**OBJECTIVE:** Go through the entries below and count the lines holding the word "draws". Reply with only the number, please.

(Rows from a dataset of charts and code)
* * *
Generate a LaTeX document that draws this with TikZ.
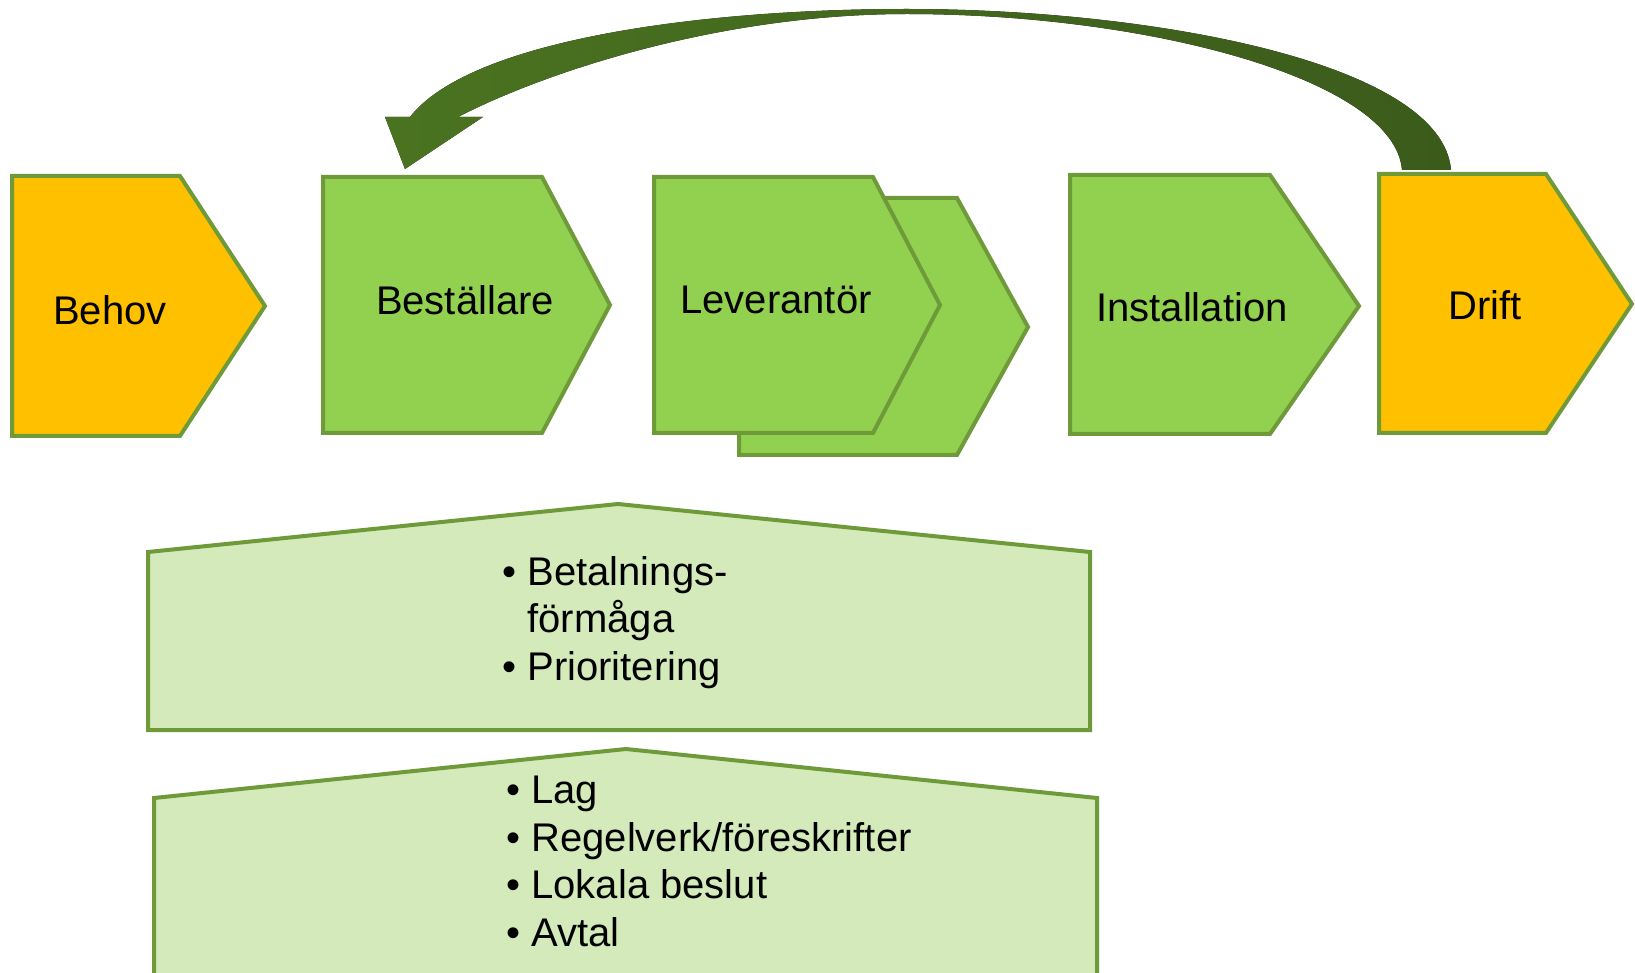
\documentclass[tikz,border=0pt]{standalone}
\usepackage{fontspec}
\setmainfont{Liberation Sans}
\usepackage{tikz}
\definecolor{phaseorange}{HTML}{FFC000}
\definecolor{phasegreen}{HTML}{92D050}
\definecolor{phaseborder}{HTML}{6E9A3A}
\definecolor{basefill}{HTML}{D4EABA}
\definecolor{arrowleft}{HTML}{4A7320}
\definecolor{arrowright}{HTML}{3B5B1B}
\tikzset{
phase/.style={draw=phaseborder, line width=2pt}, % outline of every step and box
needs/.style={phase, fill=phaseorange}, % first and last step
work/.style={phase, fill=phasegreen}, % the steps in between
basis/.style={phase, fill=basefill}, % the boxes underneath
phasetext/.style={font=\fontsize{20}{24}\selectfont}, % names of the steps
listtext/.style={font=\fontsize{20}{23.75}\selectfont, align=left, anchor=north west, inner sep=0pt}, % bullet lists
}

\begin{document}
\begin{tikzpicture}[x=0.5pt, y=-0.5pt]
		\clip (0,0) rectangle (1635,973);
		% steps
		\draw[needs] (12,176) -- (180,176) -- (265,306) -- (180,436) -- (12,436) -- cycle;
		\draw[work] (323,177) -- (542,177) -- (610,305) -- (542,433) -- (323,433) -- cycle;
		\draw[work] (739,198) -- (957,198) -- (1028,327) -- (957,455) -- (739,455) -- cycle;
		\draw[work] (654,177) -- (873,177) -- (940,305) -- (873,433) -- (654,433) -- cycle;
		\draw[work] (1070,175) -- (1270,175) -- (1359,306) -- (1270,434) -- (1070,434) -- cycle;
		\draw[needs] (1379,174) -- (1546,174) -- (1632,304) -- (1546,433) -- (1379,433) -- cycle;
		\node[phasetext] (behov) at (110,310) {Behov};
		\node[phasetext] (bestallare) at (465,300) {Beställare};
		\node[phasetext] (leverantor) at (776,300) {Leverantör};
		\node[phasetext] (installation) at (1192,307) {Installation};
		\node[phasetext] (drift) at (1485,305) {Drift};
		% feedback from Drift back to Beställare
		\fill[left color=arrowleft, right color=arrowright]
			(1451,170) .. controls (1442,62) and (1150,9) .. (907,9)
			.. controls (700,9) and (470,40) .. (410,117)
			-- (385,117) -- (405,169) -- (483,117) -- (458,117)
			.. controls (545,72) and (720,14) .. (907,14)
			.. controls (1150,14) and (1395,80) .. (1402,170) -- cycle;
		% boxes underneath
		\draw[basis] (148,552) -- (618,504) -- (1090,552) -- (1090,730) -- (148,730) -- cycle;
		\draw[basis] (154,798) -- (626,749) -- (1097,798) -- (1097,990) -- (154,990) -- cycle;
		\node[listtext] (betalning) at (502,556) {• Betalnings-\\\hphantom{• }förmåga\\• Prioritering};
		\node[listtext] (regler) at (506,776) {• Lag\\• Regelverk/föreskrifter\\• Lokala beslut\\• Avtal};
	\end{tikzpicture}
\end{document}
* * *
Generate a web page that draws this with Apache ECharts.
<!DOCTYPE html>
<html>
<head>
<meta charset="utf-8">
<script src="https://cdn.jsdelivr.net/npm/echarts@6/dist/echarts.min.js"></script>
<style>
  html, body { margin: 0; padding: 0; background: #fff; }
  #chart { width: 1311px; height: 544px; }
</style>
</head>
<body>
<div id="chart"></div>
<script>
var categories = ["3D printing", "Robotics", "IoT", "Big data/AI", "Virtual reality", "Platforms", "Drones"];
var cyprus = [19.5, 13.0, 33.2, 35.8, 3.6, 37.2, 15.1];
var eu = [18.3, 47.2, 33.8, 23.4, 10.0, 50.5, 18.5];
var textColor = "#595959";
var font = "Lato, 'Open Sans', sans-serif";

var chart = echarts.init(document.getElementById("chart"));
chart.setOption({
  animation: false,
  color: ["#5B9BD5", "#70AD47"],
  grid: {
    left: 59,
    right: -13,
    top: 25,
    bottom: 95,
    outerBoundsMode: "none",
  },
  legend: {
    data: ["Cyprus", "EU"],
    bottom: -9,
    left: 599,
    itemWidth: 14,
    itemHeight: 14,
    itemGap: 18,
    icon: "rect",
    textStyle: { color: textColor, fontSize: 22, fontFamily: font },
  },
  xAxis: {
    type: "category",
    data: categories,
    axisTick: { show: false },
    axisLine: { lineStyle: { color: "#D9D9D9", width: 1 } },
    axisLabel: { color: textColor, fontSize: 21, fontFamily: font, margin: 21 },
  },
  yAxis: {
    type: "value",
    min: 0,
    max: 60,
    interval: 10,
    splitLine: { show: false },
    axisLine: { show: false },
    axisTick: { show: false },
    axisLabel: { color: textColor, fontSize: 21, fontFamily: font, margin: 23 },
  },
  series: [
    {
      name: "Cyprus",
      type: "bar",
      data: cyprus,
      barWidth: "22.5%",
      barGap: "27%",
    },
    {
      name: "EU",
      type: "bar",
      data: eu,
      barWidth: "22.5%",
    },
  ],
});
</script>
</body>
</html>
* * *
**COMPLETED TASK:** 2